(Code that draws figures)
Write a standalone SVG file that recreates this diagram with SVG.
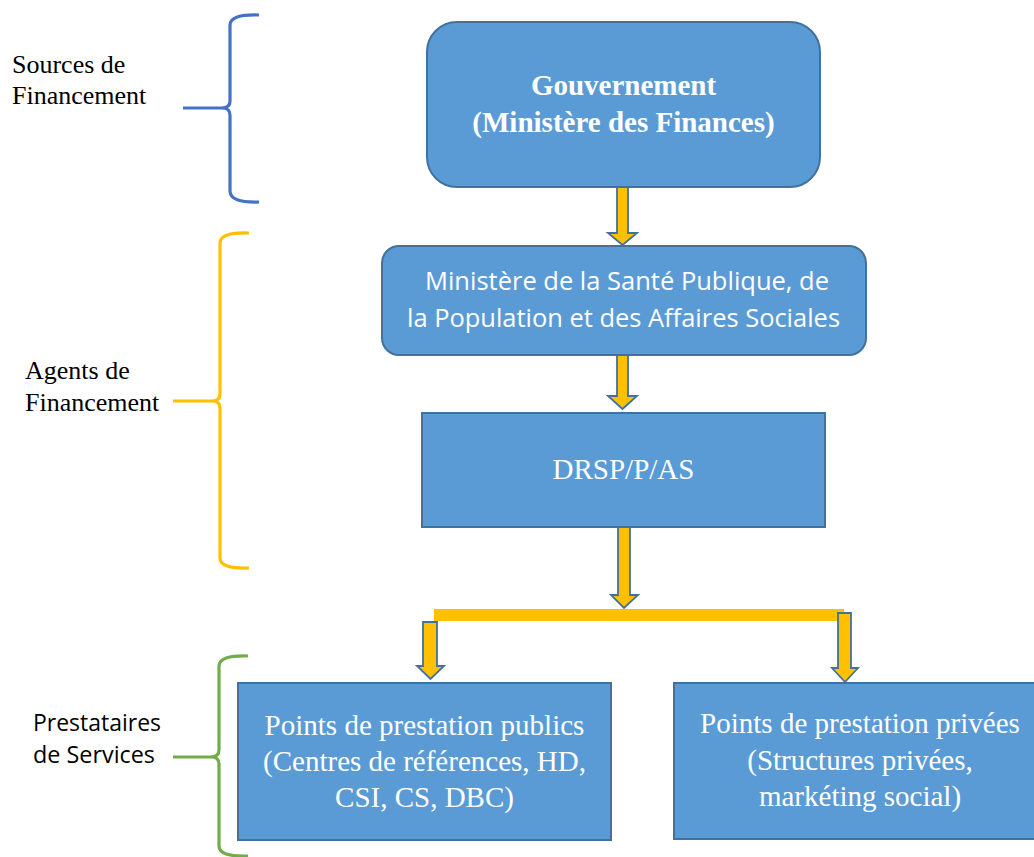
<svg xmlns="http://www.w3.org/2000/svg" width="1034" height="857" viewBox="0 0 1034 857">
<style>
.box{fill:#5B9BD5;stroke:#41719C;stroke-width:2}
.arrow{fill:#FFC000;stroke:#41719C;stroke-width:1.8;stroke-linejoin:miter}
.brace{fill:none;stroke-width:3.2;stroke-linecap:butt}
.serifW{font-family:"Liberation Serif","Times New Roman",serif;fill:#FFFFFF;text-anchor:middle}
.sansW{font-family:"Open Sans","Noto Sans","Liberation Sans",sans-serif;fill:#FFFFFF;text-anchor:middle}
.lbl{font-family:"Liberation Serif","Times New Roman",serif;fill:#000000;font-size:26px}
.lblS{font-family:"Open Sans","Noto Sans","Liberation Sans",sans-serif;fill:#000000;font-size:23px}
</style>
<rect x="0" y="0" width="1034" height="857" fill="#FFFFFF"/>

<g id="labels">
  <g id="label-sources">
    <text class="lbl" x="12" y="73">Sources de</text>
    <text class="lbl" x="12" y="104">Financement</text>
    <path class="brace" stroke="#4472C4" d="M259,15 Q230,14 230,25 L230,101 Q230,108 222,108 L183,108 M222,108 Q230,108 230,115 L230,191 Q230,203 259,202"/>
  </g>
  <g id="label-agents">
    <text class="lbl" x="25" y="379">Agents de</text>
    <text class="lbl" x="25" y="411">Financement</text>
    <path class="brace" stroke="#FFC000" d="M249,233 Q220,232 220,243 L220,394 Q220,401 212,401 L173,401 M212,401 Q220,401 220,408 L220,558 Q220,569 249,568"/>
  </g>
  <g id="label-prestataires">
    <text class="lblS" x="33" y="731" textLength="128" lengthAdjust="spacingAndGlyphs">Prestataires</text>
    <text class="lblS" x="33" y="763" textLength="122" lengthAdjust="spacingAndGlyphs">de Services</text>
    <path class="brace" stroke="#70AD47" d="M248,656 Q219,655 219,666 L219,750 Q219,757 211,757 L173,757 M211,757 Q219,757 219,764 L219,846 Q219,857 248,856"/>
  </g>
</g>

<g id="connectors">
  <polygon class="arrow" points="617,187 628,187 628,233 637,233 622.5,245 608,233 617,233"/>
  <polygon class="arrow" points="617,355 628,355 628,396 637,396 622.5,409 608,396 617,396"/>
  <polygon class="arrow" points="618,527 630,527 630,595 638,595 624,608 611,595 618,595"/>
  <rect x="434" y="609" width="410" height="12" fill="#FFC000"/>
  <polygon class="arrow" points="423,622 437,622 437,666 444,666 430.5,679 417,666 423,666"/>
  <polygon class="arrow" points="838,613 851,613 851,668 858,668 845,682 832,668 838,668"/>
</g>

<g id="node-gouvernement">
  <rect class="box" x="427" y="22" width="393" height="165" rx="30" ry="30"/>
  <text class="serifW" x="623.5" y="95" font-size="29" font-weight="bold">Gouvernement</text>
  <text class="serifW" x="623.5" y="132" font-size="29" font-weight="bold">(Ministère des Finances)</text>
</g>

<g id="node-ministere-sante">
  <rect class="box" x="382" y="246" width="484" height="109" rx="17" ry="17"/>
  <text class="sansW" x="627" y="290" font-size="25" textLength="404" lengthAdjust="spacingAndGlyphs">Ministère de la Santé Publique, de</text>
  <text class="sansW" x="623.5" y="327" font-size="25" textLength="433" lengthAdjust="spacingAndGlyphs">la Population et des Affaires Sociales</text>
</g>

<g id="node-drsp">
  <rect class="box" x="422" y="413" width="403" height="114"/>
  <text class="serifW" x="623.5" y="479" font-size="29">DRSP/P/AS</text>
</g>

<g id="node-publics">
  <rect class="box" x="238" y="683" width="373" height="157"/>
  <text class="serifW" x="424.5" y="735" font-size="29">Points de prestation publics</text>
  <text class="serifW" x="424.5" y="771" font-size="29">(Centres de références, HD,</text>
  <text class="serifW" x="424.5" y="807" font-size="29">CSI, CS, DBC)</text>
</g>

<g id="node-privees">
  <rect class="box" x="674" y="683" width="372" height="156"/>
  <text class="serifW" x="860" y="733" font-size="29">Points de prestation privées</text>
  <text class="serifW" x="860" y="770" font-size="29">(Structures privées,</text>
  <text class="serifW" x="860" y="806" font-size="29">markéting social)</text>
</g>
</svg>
==
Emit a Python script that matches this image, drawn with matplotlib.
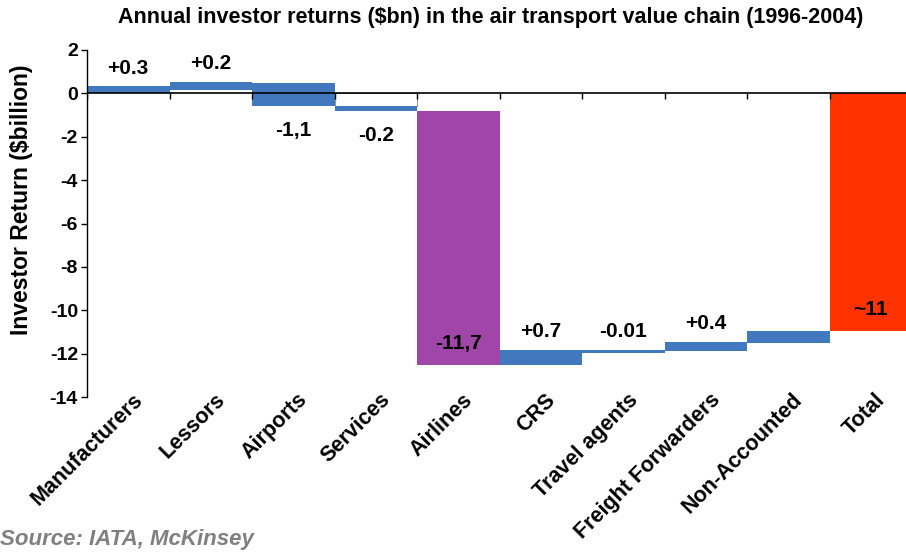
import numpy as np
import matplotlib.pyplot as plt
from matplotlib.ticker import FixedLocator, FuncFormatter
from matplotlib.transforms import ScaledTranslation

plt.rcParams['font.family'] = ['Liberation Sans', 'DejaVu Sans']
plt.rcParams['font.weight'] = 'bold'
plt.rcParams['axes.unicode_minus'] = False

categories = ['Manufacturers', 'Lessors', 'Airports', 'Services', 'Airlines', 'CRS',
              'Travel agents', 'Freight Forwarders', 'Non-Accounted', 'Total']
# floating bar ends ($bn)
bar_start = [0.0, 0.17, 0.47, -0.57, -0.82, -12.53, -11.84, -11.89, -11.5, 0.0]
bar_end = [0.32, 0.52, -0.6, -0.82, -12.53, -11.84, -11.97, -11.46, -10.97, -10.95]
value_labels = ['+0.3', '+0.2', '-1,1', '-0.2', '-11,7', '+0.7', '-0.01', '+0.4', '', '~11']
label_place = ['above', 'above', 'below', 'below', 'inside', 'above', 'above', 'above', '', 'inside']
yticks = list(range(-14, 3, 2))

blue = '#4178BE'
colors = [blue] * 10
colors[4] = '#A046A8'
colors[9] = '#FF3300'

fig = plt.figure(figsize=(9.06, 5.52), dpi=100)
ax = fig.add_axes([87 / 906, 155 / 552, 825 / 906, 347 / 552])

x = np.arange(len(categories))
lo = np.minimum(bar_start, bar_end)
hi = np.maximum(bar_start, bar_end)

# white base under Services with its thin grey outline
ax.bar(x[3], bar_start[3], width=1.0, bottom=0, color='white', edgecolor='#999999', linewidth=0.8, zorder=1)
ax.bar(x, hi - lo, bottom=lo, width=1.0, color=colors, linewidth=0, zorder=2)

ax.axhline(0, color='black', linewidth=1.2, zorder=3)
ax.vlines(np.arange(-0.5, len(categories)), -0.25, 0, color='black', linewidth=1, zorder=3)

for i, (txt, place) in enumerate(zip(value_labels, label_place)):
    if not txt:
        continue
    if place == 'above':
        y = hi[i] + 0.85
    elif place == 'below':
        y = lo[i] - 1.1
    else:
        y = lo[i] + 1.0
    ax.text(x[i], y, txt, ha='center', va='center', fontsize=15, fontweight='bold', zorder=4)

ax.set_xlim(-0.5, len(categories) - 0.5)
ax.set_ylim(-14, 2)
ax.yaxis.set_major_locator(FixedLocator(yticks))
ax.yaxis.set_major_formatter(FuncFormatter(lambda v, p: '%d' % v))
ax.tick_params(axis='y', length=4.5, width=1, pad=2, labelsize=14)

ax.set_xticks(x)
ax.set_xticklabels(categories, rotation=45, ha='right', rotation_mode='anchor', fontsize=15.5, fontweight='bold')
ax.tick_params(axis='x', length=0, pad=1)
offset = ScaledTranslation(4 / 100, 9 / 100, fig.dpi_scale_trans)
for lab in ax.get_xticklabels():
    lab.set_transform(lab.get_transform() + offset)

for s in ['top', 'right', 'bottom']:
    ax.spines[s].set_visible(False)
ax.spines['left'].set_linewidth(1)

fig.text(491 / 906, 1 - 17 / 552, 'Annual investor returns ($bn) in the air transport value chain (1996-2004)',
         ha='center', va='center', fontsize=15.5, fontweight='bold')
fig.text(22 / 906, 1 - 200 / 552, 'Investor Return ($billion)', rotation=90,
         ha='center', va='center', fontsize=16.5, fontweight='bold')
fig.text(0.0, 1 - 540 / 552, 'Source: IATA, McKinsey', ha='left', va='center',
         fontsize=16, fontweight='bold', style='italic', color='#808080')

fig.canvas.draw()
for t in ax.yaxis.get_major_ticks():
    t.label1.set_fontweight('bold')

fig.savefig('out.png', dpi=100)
* * *
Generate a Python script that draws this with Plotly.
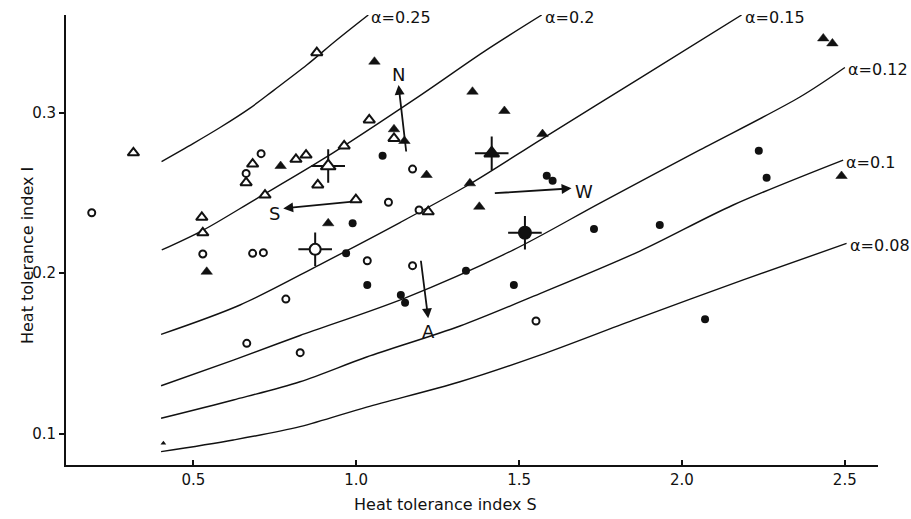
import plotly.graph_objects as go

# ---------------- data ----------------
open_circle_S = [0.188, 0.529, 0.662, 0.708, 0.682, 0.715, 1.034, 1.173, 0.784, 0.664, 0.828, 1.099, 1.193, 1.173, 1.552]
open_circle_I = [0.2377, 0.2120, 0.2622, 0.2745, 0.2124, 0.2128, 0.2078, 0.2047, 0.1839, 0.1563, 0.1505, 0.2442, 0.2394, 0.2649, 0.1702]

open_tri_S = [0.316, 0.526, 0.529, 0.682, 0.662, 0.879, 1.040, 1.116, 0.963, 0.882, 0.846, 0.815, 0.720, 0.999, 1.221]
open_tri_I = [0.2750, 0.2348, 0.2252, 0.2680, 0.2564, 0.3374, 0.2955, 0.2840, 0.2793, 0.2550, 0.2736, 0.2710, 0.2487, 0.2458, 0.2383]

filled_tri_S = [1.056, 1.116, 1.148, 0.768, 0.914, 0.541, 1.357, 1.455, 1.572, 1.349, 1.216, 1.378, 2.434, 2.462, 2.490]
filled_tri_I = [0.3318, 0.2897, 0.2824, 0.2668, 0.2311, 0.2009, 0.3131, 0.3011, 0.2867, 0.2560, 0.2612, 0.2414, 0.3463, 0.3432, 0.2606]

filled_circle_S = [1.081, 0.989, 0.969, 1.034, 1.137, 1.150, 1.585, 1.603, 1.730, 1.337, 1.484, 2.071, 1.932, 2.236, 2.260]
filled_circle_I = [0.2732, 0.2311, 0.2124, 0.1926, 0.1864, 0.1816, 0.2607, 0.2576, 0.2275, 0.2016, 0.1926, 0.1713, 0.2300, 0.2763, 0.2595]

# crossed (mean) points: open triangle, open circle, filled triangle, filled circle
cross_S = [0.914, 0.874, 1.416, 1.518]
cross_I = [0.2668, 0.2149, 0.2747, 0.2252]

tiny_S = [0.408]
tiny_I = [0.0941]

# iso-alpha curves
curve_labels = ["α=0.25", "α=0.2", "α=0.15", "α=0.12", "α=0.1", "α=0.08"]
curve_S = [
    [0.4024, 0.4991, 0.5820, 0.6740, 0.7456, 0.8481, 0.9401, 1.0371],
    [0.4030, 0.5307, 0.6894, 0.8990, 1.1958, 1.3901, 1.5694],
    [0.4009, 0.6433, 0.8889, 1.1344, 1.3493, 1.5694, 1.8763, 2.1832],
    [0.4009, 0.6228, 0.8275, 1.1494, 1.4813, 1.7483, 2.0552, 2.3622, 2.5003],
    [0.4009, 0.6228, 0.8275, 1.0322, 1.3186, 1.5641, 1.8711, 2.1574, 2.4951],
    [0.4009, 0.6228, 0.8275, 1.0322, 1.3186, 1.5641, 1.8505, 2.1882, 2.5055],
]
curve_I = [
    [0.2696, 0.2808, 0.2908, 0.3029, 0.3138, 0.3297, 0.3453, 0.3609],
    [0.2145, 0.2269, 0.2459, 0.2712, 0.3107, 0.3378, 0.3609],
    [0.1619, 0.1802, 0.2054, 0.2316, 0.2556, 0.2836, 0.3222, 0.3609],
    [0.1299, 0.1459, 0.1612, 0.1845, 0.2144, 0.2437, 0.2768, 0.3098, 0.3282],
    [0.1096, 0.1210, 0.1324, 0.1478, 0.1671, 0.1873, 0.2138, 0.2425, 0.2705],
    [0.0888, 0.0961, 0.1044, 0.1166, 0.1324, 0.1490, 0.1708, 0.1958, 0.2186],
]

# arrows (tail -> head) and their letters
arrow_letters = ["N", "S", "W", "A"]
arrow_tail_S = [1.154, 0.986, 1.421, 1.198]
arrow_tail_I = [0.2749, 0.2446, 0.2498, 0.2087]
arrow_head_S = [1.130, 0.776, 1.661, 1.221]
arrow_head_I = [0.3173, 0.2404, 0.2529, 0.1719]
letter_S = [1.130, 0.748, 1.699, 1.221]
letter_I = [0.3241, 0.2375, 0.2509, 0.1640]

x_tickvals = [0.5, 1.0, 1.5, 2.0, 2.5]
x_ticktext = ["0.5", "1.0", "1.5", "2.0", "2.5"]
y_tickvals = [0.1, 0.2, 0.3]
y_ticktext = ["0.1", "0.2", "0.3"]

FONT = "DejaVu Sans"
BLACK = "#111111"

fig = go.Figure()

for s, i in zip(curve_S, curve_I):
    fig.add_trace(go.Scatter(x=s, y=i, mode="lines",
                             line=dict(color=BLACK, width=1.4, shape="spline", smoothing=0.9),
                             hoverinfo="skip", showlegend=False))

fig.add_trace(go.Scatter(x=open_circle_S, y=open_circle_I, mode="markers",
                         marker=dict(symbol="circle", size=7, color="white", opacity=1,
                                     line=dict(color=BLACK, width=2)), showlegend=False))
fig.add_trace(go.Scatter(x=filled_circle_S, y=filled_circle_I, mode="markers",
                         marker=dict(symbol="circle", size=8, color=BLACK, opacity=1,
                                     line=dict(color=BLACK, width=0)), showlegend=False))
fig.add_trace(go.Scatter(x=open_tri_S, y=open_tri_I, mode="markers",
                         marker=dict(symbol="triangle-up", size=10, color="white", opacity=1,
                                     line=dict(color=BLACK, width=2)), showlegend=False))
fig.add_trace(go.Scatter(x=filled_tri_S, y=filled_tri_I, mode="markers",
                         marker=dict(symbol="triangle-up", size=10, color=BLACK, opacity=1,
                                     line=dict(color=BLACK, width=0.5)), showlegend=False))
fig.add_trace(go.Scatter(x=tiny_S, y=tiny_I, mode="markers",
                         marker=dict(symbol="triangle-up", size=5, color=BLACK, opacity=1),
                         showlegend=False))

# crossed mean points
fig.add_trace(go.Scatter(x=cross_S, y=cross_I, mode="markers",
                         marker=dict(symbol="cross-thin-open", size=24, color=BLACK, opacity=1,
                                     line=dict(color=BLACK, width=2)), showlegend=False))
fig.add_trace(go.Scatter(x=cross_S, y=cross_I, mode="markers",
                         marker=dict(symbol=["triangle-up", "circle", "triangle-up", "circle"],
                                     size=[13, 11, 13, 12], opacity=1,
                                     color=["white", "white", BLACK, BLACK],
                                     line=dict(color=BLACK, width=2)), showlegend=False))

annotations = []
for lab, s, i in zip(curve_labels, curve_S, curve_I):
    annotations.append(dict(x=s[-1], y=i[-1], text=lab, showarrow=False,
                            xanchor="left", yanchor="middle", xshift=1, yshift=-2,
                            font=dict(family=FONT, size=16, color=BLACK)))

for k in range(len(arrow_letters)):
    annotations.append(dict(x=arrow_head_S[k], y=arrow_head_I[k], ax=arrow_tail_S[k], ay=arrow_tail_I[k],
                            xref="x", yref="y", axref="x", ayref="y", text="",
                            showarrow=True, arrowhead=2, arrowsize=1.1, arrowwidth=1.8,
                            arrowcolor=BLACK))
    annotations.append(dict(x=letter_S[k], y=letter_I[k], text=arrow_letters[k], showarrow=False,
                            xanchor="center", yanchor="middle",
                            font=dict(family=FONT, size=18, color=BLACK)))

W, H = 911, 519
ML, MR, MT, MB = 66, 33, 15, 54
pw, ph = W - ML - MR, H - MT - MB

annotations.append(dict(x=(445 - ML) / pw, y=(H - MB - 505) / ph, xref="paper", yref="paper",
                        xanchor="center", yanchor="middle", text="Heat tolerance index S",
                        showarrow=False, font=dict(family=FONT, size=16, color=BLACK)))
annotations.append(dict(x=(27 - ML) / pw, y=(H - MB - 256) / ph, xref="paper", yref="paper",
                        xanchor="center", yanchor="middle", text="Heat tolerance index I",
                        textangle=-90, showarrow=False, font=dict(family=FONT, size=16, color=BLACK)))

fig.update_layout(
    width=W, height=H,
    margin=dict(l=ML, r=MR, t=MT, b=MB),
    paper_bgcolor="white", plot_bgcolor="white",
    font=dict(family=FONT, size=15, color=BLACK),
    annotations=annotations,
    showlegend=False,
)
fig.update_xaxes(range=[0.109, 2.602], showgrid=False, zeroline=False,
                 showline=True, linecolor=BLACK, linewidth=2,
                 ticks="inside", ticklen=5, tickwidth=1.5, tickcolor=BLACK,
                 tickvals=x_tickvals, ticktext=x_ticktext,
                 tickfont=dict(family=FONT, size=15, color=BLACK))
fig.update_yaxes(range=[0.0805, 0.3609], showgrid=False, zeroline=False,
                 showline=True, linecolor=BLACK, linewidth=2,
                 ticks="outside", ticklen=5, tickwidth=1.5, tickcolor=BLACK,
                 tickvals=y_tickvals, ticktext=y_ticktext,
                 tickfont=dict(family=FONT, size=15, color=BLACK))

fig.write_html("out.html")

The request =
Using the listing above, locate the lines that hold "Python" and copy each one.

Response to the task =
Emit a Python script that matches this image, drawn with matplotlib.
Generate a Python script that draws this with Plotly.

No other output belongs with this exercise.